Prendre des photos et observer les fonds marins, c’est cool mais il faut bien que ces expéditions aient une finalité, et elles ont en une : connaître l’évolution du récif au fil du temps. Toutes les photos et données récoltées sont en cours d’analyse et elles seront croisées avec les données statistiques des années précédentes. Le RORC enregistre des suivis sur les stations de l’Île des Pins depuis 2013. 

L’autre intérêt de continuer à étudier la santé des récifs, c’est parce que le RORC entame ensuite un travail de sensibilisation auprès de la population. 

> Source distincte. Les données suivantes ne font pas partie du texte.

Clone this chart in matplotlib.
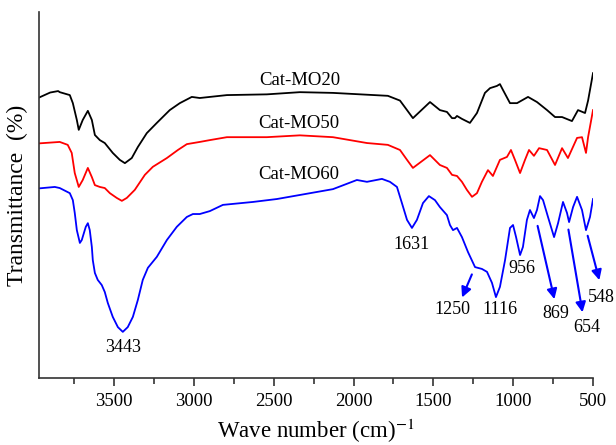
import matplotlib.pyplot as plt
import numpy as np

plt.rcParams['font.family'] = ['Liberation Serif', 'DejaVu Serif']
plt.rcParams['mathtext.fontset'] = 'stix'

# spectra (wavenumber in cm-1, transmittance in arbitrary units)
wn_mo20 = [3971, 3900, 3850, 3840, 3777, 3758, 3733, 3721, 3696, 3664, 3639, 3620,
           3589, 3558, 3508, 3464, 3432, 3389, 3351, 3295, 3232, 3151, 3088, 3013,
           2963, 2900, 2793, 2543, 2336, 2129, 1785, 1709, 1665, 1628, 1521, 1459,
           1415, 1383, 1365, 1352, 1321, 1271, 1227, 1177, 1145, 1102, 1083, 1064,
           1020, 976, 907, 851, 788, 738, 694, 632, 594, 550, 531, 500]
t_mo20 = [76.6, 78.0, 78.4, 78.1, 77.3, 75.1, 70.5, 67.8, 70.5, 73.0, 70.5, 66.4,
          65.0, 64.2, 61.5, 59.6, 58.7, 60.1, 63.1, 66.9, 69.7, 73.2, 75.1, 76.8,
          76.5, 76.8, 77.3, 77.5, 78.1, 77.9, 77.1, 75.8, 73.2, 71.0, 75.4, 73.2,
          72.7, 71.0, 71.0, 71.6, 70.8, 69.7, 72.4, 77.9, 79.2, 79.8, 80.3, 78.7,
          75.1, 75.1, 76.8, 75.4, 73.2, 71.3, 71.3, 70.2, 73.2, 72.4, 75.8, 83.3]

wn_mo50 = [3971, 3840, 3790, 3765, 3746, 3721, 3696, 3664, 3639, 3620, 3589, 3558,
           3526, 3483, 3451, 3420, 3370, 3307, 3257, 3169, 3100, 3044, 2963, 2900,
           2793, 2543, 2336, 2129, 1916, 1785, 1709, 1665, 1628, 1521, 1459, 1415,
           1383, 1352, 1321, 1290, 1258, 1227, 1196, 1158, 1127, 1083, 1039, 1014,
           989, 957, 926, 901, 870, 838, 788, 738, 694, 657, 600, 569, 544, 531, 500]
t_mo50 = [64.1, 64.5, 63.7, 61.5, 56.0, 52.2, 54.1, 57.4, 54.9, 52.7, 52.2, 51.9,
          50.5, 49.2, 48.4, 49.2, 51.4, 55.5, 57.7, 60.1, 62.3, 63.9, 64.5, 65.0,
          65.8, 65.8, 66.3, 65.8, 64.2, 63.7, 62.3, 59.6, 57.4, 60.9, 58.2, 57.4,
          55.5, 55.2, 53.6, 51.4, 49.5, 50.5, 53.6, 56.8, 55.2, 59.6, 60.4, 62.3,
          59.6, 56.0, 59.6, 62.3, 60.7, 62.8, 62.3, 58.2, 62.8, 60.1, 65.6, 65.8,
          61.5, 65.8, 73.2]

wn_mo60 = [3971, 3871, 3840, 3777, 3758, 3746, 3733, 3714, 3702, 3677, 3664, 3652,
           3639, 3633, 3620, 3602, 3577, 3558, 3539, 3508, 3476, 3445, 3414, 3382,
           3351, 3320, 3288, 3232, 3169, 3107, 3044, 3006, 2963, 2900, 2818, 2630,
           2480, 2129, 1979, 1916, 1822, 1772, 1728, 1697, 1665, 1634, 1603, 1565,
           1528, 1490, 1459, 1415, 1396, 1377, 1352, 1321, 1283, 1239, 1196, 1164,
           1133, 1108, 1083, 1051, 1020, 1001, 982, 957, 939, 914, 895, 870, 851,
           832, 813, 782, 744, 719, 688, 663, 650, 625, 600, 569, 544, 519, 500]
t_mo60 = [51.8, 52.2, 51.9, 50.5, 48.6, 45.1, 40.4, 36.9, 37.7, 41.3, 42.3, 40.4,
          35.8, 32.2, 28.7, 26.8, 25.4, 23.5, 20.5, 16.7, 13.9, 12.6, 13.9, 16.7,
          21.3, 26.8, 30.1, 33.1, 37.7, 41.3, 44.0, 44.8, 44.8, 45.6, 47.3, 48.1,
          48.9, 51.6, 54.1, 53.6, 54.4, 53.6, 52.2, 47.8, 43.2, 41.0, 43.2, 47.8,
          49.7, 48.6, 46.7, 44.5, 41.8, 40.4, 41.0, 38.5, 34.4, 30.3, 29.8, 29.0,
          26.0, 22.1, 24.9, 32.2, 41.0, 41.8, 38.5, 33.6, 35.8, 43.2, 45.9, 43.7, 45.9,
          49.7, 48.6, 44.0, 38.5, 42.3, 48.1, 45.1, 42.6, 46.7, 49.5, 45.9, 40.4, 44.0, 48.9]

series_names = ['Cat-MO20', 'Cat-MO50', 'Cat-MO60']
series_colors = ['black', 'red', 'blue']
name_pos = [(2335, 81.3), (2340, 69.5), (2340, 55.5)]

# peak labels without arrow: (text, x, y)
plain_labels = [('3443', 3440, 8.4), ('1631', 1635, 36.5), ('1116', 1080, 18.6), ('956', 945, 29.8)]
# arrowed peak labels: (text, arrow start, arrow end, text position)
arrow_labels = [
    ('1250', (1252, 29.0), (1327, 21.3), (1380, 18.6)),
    ('869', (851, 42.3), (738, 20.8), (735, 17.5)),
    ('654', (657, 41.3), (563, 17.2), (540, 13.7)),
    ('548', (538, 39.6), (456, 26.0), (445, 22.0)),
]

fig = plt.figure(figsize=(6.16, 4.45), dpi=100)
ax = fig.add_axes([0.0633, 0.1506, 0.8994, 0.8224])

for wn, t, c in zip([wn_mo20, wn_mo50, wn_mo60], [t_mo20, t_mo50, t_mo60], series_colors):
    ax.plot(wn, t, color=c, lw=1.3)

for name, (x, y) in zip(series_names, name_pos):
    ax.text(x, y, name, ha='center', va='center', fontsize=13.5)

for txt, x, y in plain_labels:
    ax.text(x, y, txt, ha='center', va='center', fontsize=13)

for txt, start, end, pos in arrow_labels:
    ax.annotate('', xy=end, xytext=start, annotation_clip=False,
                arrowprops=dict(arrowstyle='-|>', color='blue', lw=1.5, mutation_scale=15))
    ax.text(pos[0], pos[1], txt, ha='center', va='center', fontsize=13, clip_on=False)

ax.set_xlim(3970, 500)
ax.set_ylim(0, 100)
ax.set_xticks(np.arange(3500, 499, -500))
ax.set_xticks(np.arange(3750, 499, -500), minor=True)
ax.set_yticks([])
ax.spines['top'].set_visible(False)
ax.spines['right'].set_visible(False)
for s in ['left', 'bottom']:
    ax.spines[s].set_linewidth(1.2)
    ax.spines[s].set_color('#333333')
ax.tick_params(axis='x', which='major', direction='out', length=6, width=1.2,
               color='#333333', labelsize=13.5, pad=5)
ax.tick_params(axis='x', which='minor', direction='out', length=4, width=1.2, color='#333333')

ax.set_xlabel('Wave number (cm)$^{-1}$', fontsize=16.5, labelpad=5)
ax.set_ylabel('Transmittance  (%)', fontsize=17, labelpad=8)

fig.savefig('out.png', dpi=100)
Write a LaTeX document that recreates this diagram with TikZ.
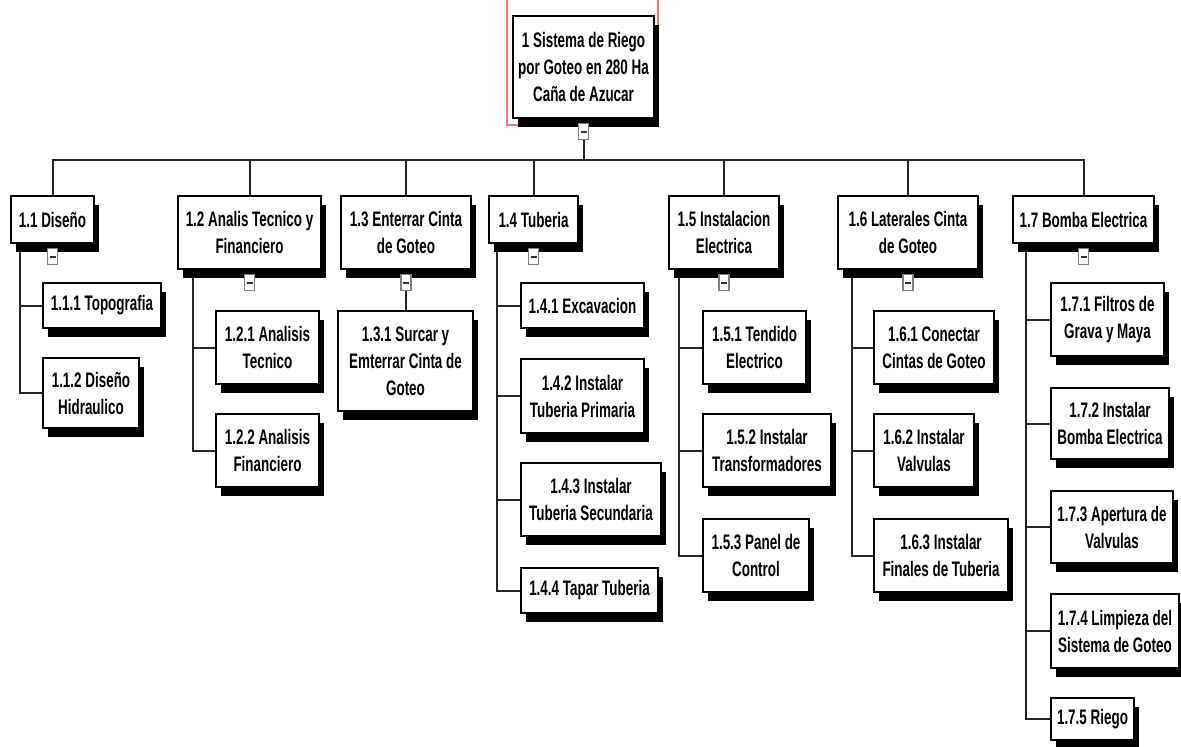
\documentclass[tikz,border=0pt]{standalone}
\usepackage{fontspec}
\newfontfamily\wbsfont{Liberation Sans}[FakeStretch=0.64]
\usetikzlibrary{shadows,backgrounds}
\begin{document}
\begin{tikzpicture}[x=1pt,y=-1pt,
  box/.style={draw=black, line width=2pt, fill=white, anchor=north west, inner sep=0pt,
    align=center, font=\wbsfont\bfseries\fontsize{21}{27}\selectfont,
    drop shadow={shadow xshift=5pt, shadow yshift=-9pt, opacity=1, fill=black}},
  minusbox/.style={draw=gray, fill=white, line width=1.2pt, minimum width=10pt, minimum height=16pt, inner sep=0pt},
  dashmark/.style={draw=black!80, line width=2pt},
  conn/.style={draw=black!85, line width=2pt},
  redframe/.style={draw=red!55!white, line width=1.4pt}]
\useasboundingbox (0,0) rectangle (1181,747);

\newcommand{\wbsbox}[6]{\node[box, minimum width=#4pt, minimum height=#5pt] (#1) at (#2,#3) {#6};}
\newcommand{\wbsminus}[2]{\node[minusbox, anchor=north] (m#1) at ([yshift=-4pt]#2.south) {};
  \draw[dashmark] ([xshift=-3pt]m#1.center) -- ([xshift=3pt]m#1.center);}

% red selection frame
\draw[redframe] (507,-3) rectangle (658,125);

% root
\wbsbox{n1}{512}{15}{141}{102}{1 Sistema de Riego\\por Goteo en 280 Ha\\Caña de Azucar}

% 1.1
\wbsbox{n11}{10}{195}{83}{47}{1.1 Diseño}
\wbsbox{n111}{42}{282}{118}{45}{1.1.1 Topografia}
\wbsbox{n112}{42}{357}{96}{70}{1.1.2 Diseño\\Hidraulico}
% 1.2
\wbsbox{n12}{177}{195}{143}{73}{1.2 Analis Tecnico y\\Financiero}
\wbsbox{n121}{215}{310}{103}{73}{1.2.1 Analisis\\Tecnico}
\wbsbox{n122}{215}{413}{103}{73}{1.2.2 Analisis\\Financiero}
% 1.3
\wbsbox{n13}{340}{195}{130}{73}{1.3 Enterrar Cinta\\de Goteo}
\wbsbox{n131}{337}{310}{135}{100}{1.3.1 Surcar y\\Emterrar Cinta de\\Goteo}
% 1.4
\wbsbox{n14}{488}{195}{89}{47}{1.4 Tuberia}
\wbsbox{n141}{520}{282}{123}{45}{1.4.1 Excavacion}
\wbsbox{n142}{520}{358}{123}{74}{1.4.2 Instalar\\Tuberia Primaria}
\wbsbox{n143}{520}{462}{140}{73}{1.4.3 Instalar\\Tuberia Secundaria}
\wbsbox{n144}{520}{567}{137}{45}{1.4.4 Tapar Tuberia}
% 1.5
\wbsbox{n15}{668}{195}{110}{73}{1.5 Instalacion\\Electrica}
\wbsbox{n151}{702}{310}{103}{73}{1.5.1 Tendido\\Electrico}
\wbsbox{n152}{702}{413}{128}{73}{1.5.2 Instalar\\Transformadores}
\wbsbox{n153}{702}{518}{106}{73}{1.5.3 Panel de\\Control}
% 1.6
\wbsbox{n16}{837}{195}{140}{73}{1.6 Laterales Cinta\\de Goteo}
\wbsbox{n161}{873}{310}{120}{73}{1.6.1 Conectar\\Cintas de Goteo}
\wbsbox{n162}{873}{413}{100}{73}{1.6.2 Instalar\\Valvulas}
\wbsbox{n163}{873}{518}{134}{73}{1.6.3 Instalar\\Finales de Tuberia}
% 1.7
\wbsbox{n17}{1012}{195}{141}{47}{1.7 Bomba Electrica}
\wbsbox{n171}{1050}{282}{113}{73}{1.7.1 Filtros de\\Grava y Maya}
\wbsbox{n172}{1050}{387}{118}{71}{1.7.2 Instalar\\Bomba Electrica}
\wbsbox{n173}{1050}{490}{122}{72}{1.7.3 Apertura de\\Valvulas}
\wbsbox{n174}{1050}{593}{128}{74}{1.7.4 Limpieza del\\Sistema de Goteo}
\wbsbox{n175}{1050}{697}{83}{42}{1.7.5 Riego}

% minus (collapse) markers
\wbsminus{1}{n1}
\wbsminus{11}{n11}
\wbsminus{12}{n12}
\wbsminus{13}{n13}
\wbsminus{14}{n14}
\wbsminus{15}{n15}
\wbsminus{16}{n16}
\wbsminus{17}{n17}

% connectors behind everything
\begin{scope}[on background layer]
\fill[white] (0,0) rectangle (1181,747);
\coordinate (bus) at ([yshift=-20pt]m1.south);
\draw[conn] (m1.south) -- (bus);
\foreach \n in {n11,n12,n13,n14,n15,n16,n17}
  \draw[conn] (\n.north) |- (bus);
% 1.1
\draw[conn] ([xshift=10pt]n11.south west) |- (n111.west);
\draw[conn] ([xshift=10pt]n11.south west) |- (n112.west);
% 1.2
\draw[conn] ([xshift=16pt]n12.south west) |- (n121.west);
\draw[conn] ([xshift=16pt]n12.south west) |- (n122.west);
% 1.3
\draw[conn] (m13.south) -- (m13.south |- n131.north);
% 1.4
\foreach \c in {n141,n142,n143,n144}
  \draw[conn] ([xshift=9pt]n14.south west) |- (\c.west);
% 1.5
\foreach \c in {n151,n152,n153}
  \draw[conn] ([xshift=11pt]n15.south west) |- (\c.west);
% 1.6
\foreach \c in {n161,n162,n163}
  \draw[conn] ([xshift=15pt]n16.south west) |- (\c.west);
% 1.7
\foreach \c in {n171,n172,n173,n174,n175}
  \draw[conn] ([xshift=14pt]n17.south west) |- (\c.west);
\end{scope}
\end{tikzpicture}%
\end{document}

“Les observateurs du RORC sont ainsi valorisés, car leurs données sont utilisées pour faire des bilans, ça valorise l’initiative. Parler des récifs ça permet de mieux les préserver.”

Sandrine Job

Prochaine mission pour le RORC : étendre leur réseau de suivi ; toujours dans le Sud, mais côté Grande Terre cette fois-ci. Début novembre, avec l’ŒIL et le CCCE, trois stations d’observation des récifs vont être créées. Elles se situeront dans la région de Yaté et de Goro. Un projet qui selon Sandrine Job, répond aux préoccupations des habitants. 

Bon à savoir : 88 récifs sont suivis annuellement par une centaine de bénévoles en plongée ou en apnée sur l’ensemble de la Nouvelle-Calédonie.